Milwaukee County Judicial Candidates Face Off April 3
Hannah Dugan: I Want to Be a Public Servant
Dugan has practiced law in Milwaukee for 25 years, time in which she says she has honed the skills needed in a fair and impartial judge. Currently in private practice, Dugan was executive director of Catholic Charities of the Archdiocese of Milwaukee and served in various capacities at Legal Aid Society of Milwaukee and Legal Action of Wisconsin. Dugan helped to found Immigration Legal Services at Catholic Charities, hears attorney discipline cases for the Wisconsin Supreme Court and helped to write Milwaukee County's ethics code. She was president of the Milwaukee Bar Association from 1999 to 2000.
"I want to be a public servant," Dugan said of her decision to run for judge. "Essentially, I've been a public servant throughout my entire career."

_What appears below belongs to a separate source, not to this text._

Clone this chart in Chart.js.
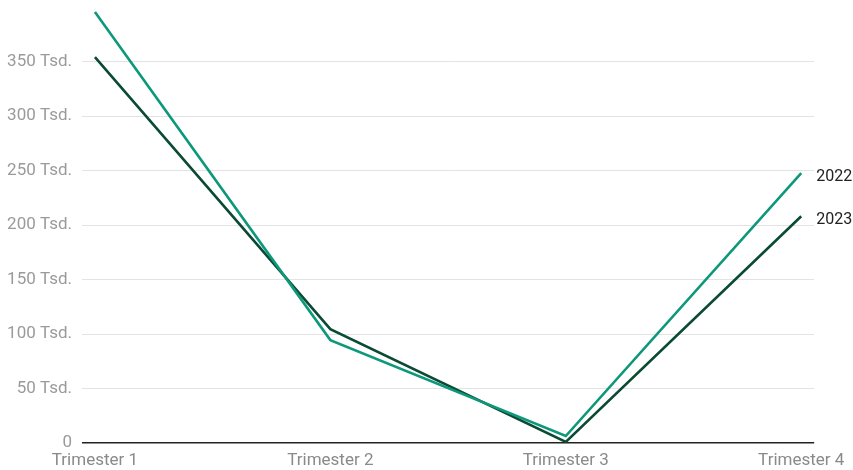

Dugan said that the court system's financial pressures and scarce resources create problems for judges and those who appear in court, but can be overcome through creativity and smart management.
"I have always operated in a context of not having enough resources," Dugan said. "That spurs creativity. I have a deep and broad track record of figuring out how to solve the challenges of not having enough resources."
Dugan has received the endorsement of former Milwaukee County District Attorney E. Michael McCann, as well as civic leaders such as Will Allen of Growing Power and Milwaukee County Supervisors Gerry Broderick, Lynne De Bruin and Peggy Romo West.
"People should vote for me because I represent what they expect and deserve," Dugan said. "I'm going to listen. I will give each party their due. I will apply the law fairly to facts and facts fairly to law. I'm going to issue decisions, make tough decisions, hold people accountable, but hold them appropriately accountable so that we have a county that feels confident in their justice system."
To learn more about Hannah Dugan, go to www.hannahduganforjudge.com.
Lindsey Grady: I Will Listen in the Courtroom
For the past three years, Whitefish Bay resident Lindsey Grady has worked as the deputy register in Probate, where she takes testimony and evidence and issues rulings and court orders on guardianships, adult adoptions, mental health commitments and probate matters. Grady also assists attorneys and non-represented litigants navigate the judicial system.
Earlier in her career, Grady worked in private practice and for the Legal Aid Society of Milwaukee, where she represented children under the age of 12 who were in foster care due to abuse or neglect in their home.
"For two years that's all that I did—from home visits to court appearances, mediation, you name it," Grady said. "My whole job was to be the voice for those children and to make sure that if we could put their family back together, it was done, and if we couldn't, we came up with the best alternatives to make their lives as functional as we could."
Grady pointed to the endorsements she's received from 90% of judges within Milwaukee County, as well as Milwaukee County District Attorney John Chisholm, as a sign she has the confidence of the professionals within the judicial system.
If she is elected judge, Grady said she would preside over a respectful courtroom.
"My courtroom will be all about listening, all about respect, and all about making sure that people leave with their dignity," Grady said. "Ultimately, in this system, you have to make tough decisions as a judge. You have to be the person who implements and enforces the law. But the way in which you do it has a great impact on the way that people feel about the judicial system and the judicial branch in general. I'm very committed to making sure that people feel as comfortable as they can in this situation."